Christmas at Camelot written by James Russell
All the joy and exuberance of Christmas at King Arthur’s court is expressed in this print, the first of a series of fourteen to be based on the medieval poem Sir Gawain and the Green Knight. The author of this verse saga, the mysterious Pearl Poet, is unstinting in his praise as he introduces the courtiers, equating their finery with their moral worth. In his recent translation Simon Armitage describes the two-week-long midwinter feast as ‘a coming together of the gracious and the glad: the most chivalrous and courteous knights known in Christendom’.
Elegant, innocent and noble, these lively young men and women spend the evenings carousing and the daylight hours on the jousting field. Here we see the best of the best, King Arthur and his queen Guinevere (a woman whose eyes outshine the brightest of her jewels), and beyond them Sir Gawain. The horses prance. The riders eye us coolly, not least the knight, who seems ready for any challenge.
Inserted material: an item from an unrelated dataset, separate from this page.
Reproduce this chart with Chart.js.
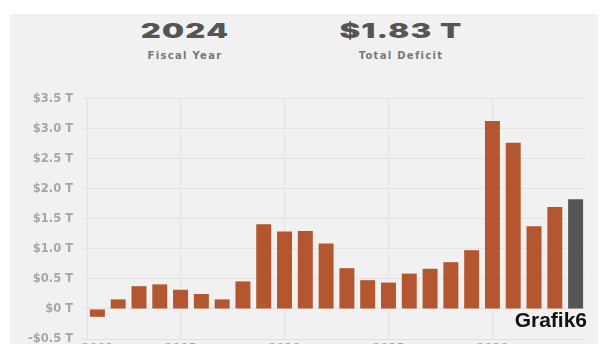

Another artist might have chosen to introduce the series with a scene of Christmas feasting, but Clive Hicks-Jenkins’ depiction of the three riders suggests the lightheartedness and energy of the youthful court, while also emulating the airy elegance of the poem. Dan Bugg’s expert handling of colour pulls a complex, multi-layered print together, making it feel as taut and snappy as a heraldic banner unfurling in the breeze.